Thursday, 19 April 2012

2 for the price of 1, plus the man who talks burgers!

As someone who works in retail thought I'd do a special offer in terms of challenges to FGW tonight.

1) Why do FGW insist on having 3 first class carriages on their fast services when they don't ever have enough passengers utilising the service to fill 1? This results in many normal travellers stood in standard aisles and vestibules whilst plenty of seats remain empty. Surely from a safety point of view it would be better to re direct standing passengers to these seats. Even better have the right number of relevant coaches, after all standard tickets cost enough! Sort it out.

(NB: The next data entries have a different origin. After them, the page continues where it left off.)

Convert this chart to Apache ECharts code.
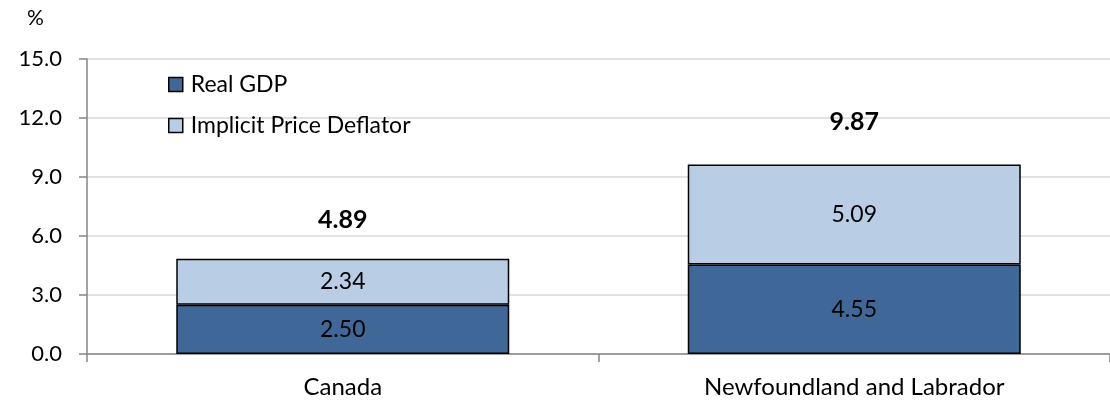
<!DOCTYPE html>
<html>
<head>
<meta charset="utf-8">
<script src="https://cdn.jsdelivr.net/npm/echarts@6/dist/echarts.min.js"></script>
<style>html,body{margin:0;padding:0;background:#fff}#c{width:1110px;height:402px}</style>
</head>
<body>
<div id="c"></div>
<script>
var categories = ['Canada', 'Newfoundland and Labrador'];
var realGDP = [2.50, 4.55];
var deflator = [2.34, 5.09];
var totals = [4.89, 9.87];
var yTicks = [0, 3, 6, 9, 12, 15];

var FONT = 'Lato';
var chart = echarts.init(document.getElementById('c'), null, {renderer: 'canvas'});
chart.setOption({
  animation: false,
  backgroundColor: '#fff',
  textStyle: {fontFamily: FONT},
  graphic: [{type: 'text', left: 27, top: 8, style: {text: '%', font: '21px ' + FONT, fill: '#000'}}],
  legend: {
    orient: 'vertical', left: 168, top: 73, itemGap: 18, padding: 0,
    itemWidth: 14, itemHeight: 14, icon: 'rect',
    textStyle: {fontSize: 23, fontFamily: FONT, color: '#000', padding: [0, 0, 0, 3]},
    itemStyle: {borderColor: '#000', borderWidth: 1.5},
    data: ['Real GDP', 'Implicit Price Deflator']
  },
  grid: {left: 87, top: 59, width: 1032, height: 295, containLabel: false},
  xAxis: {
    type: 'category', data: categories,
    axisLine: {lineStyle: {color: '#868686', width: 1.5}},
    axisTick: {show: true, length: 8, lineStyle: {color: '#868686', width: 1.5}},
    axisLabel: {fontSize: 24, color: '#000', margin: 21, fontFamily: FONT}
  },
  yAxis: {
    type: 'value', min: yTicks[0], max: yTicks[yTicks.length - 1], interval: 3,
    axisLine: {show: true, lineStyle: {color: '#868686', width: 1.5}},
    axisTick: {show: true, length: 8, lineStyle: {color: '#868686', width: 1.5}},
    axisLabel: {fontSize: 22, color: '#000', margin: 25, fontFamily: FONT,
      formatter: function (v) { return v.toFixed(1); }},
    splitLine: {lineStyle: {color: '#D9D9D9', width: 1.5}}
  },
  series: [
    {
      name: 'Real GDP', type: 'bar', stack: 't', data: realGDP, barWidth: 333,
      itemStyle: {color: '#3F6797', borderColor: '#000', borderWidth: 1.5},
      label: {show: true, position: 'inside', fontSize: 23, color: '#000', fontFamily: FONT,
        formatter: function (p) { return p.value.toFixed(2); }}
    },
    {
      name: 'Implicit Price Deflator', type: 'bar', stack: 't', data: deflator, barWidth: 333,
      itemStyle: {color: '#B9CDE5', borderColor: '#000', borderWidth: 1.5},
      label: {show: true, position: 'inside', fontSize: 23, color: '#000', fontFamily: FONT,
        formatter: function (p) { return p.value.toFixed(2); }},
      markPoint: {
        symbol: 'rect', symbolSize: 1, itemStyle: {color: 'rgba(0,0,0,0)'},
        label: {show: true, position: 'top', distance: 25, fontSize: 25, fontWeight: 'bold', color: '#000', fontFamily: FONT,
          formatter: function (p) { return p.value.toFixed(2); }},
        data: categories.map(function (c, i) {
          return {name: c, value: totals[i], coord: [c, totals[i]]};
        })
      }
    }
  ]
});
</script>
</body>
</html>
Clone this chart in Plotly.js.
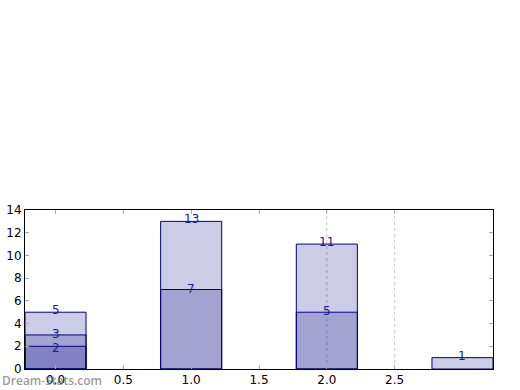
<!DOCTYPE html>
<html>
<head>
<meta charset="utf-8">
<script src="https://cdn.plot.ly/plotly-3.0.1.min.js"></script>
<style>html,body{margin:0;padding:0;background:#fff;}#chart{width:520px;height:390px;}</style>
</head>
<body>
<div id="chart"></div>
<script>
// Data
var categories = [0, 1, 2, 3];
var layerTotals = [5, 13, 11, 1];
var layerMiddle = [3, 7, 5, null];
var layerBottom = [2, null, null, null];
var xTickVals = [0, 0.5, 1, 1.5, 2, 2.5];
var xTickText = ["0.0", "0.5", "1.0", "1.5", "2.0", "2.5"];
var yTickVals = [0, 2, 4, 6, 8, 10, 12, 14];
var gridXs = [2, 2.5];

var fill = 'rgba(0,0,128,0.2)';
var edge = '#000080';

function barTrace(vals) {
  return {
    type: 'bar', x: categories, y: vals, width: 0.45,
    marker: {color: fill, line: {color: edge, width: 1}},
    hoverinfo: 'none', showlegend: false
  };
}
var traces = [barTrace(layerTotals), barTrace(layerMiddle), barTrace(layerBottom)];

var annotations = [];
var layerShifts = [2, 1, -2];
[layerTotals, layerMiddle, layerBottom].forEach(function (arr, li) {
  arr.forEach(function (v, i) {
    if (v === null) return;
    annotations.push({
      x: categories[i], y: v, xref: 'x', yref: 'y', text: String(v),
      showarrow: false, yanchor: 'middle', yshift: layerShifts[li],
      font: {family: 'DejaVu Sans', size: 12, color: '#1a1a8c'}
    });
  });
});
annotations.push({
  xref: 'paper', yref: 'paper', x: -25/468, y: -11/159, xanchor: 'left', yanchor: 'middle',
  text: 'Dream-Stats.com', showarrow: false,
  font: {family: 'Open Sans', size: 12, color: 'rgba(110,110,110,0.7)', weight: 600}
});

var shapes = gridXs.map(function (gx) {
  return {type: 'line', xref: 'x', yref: 'paper', x0: gx, x1: gx, y0: 0, y1: 1,
    line: {color: '#c4c4c4', width: 1, dash: 'dot'}, layer: 'below'};
});

var layout = {
  width: 520, height: 390,
  margin: {l: 25, r: 27, t: 210, b: 21, pad: 0},
  paper_bgcolor: '#fff', plot_bgcolor: '#fff',
  barmode: 'overlay',
  font: {family: 'DejaVu Sans', size: 12, color: '#000'},
  xaxis: {
    range: [-0.225, 3.225], tickvals: xTickVals, ticktext: xTickText,
    showgrid: false, zeroline: false, showline: true, linecolor: '#000', linewidth: 1,
    mirror: 'ticks', ticks: 'inside', ticklen: 4, tickcolor: '#aaa',
    tickfont: {family: 'DejaVu Sans', size: 12, color: '#000'}
  },
  yaxis: {
    range: [0, 14], tickvals: yTickVals,
    showgrid: false, zeroline: false, showline: true, linecolor: '#000', linewidth: 1,
    mirror: 'ticks', ticks: 'inside', ticklen: 4, tickcolor: '#aaa',
    tickfont: {family: 'DejaVu Sans', size: 12, color: '#000'}
  },
  shapes: shapes,
  annotations: annotations
};

Plotly.newPlot('chart', traces, layout, {displayModeBar: false, staticPlot: true});
</script>
</body>
</html>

2) why let a train leave the station, travel 200 yards then stop and wait 5 minutes for freight train to rumble over some points, before then progressing at a snails pace to the next station. This made us 10 minutes late by the first stop in the final leg of the journey. Why not give the passenger train priority at rush hour as I'm reliably informed by a pal of mine who is a self confessed transport nut, rather than making everyone late home. Mind you we all used our phones to contact loved ones, so maybe FGW has a deal with various phone networks to increase usage...or am I over analysing things a tad.

Well that's the moans, now for one of those only seen on a train commute. As I got on the packed train from Paddington and found a little space in the vestibule I saw a man looking out the opposite door. He was talking, and I assumed he must be in his phone. I assumed wrong. "your looking good," he said, "good enough to eat." Given he was staring at the blacked out windows of the train opposite I had 2 thoughts at this stage. One was he was a true train spotter, the second was he was talking to me, in which case I should move. Each to their own and all that but all that is not of interest to me. Then he continued "where to start though....the lettuce, the tomato, the bun, or the meat..." which he said almost adoringly. There was a rustle of paper then I saw him raise a burger from that well known chain, Burger King, to his lips. Whilst this was going on a lady joined us in vestibule. She gave a start when the man said "Mmmm so good...I want more of you," as he continued in his private world of food ecstasy. I think she thought for a moment he was talking to her. He became more ecstatic as he ate..."oh yes, this is what I wanted," and the lady leant across to me asking very quietly "Is he talking to his food?" The man was in a state of almost orgasmic delight and didn't hear me say "Yes, he really is." As the line in the film goes, I'll have what he's having.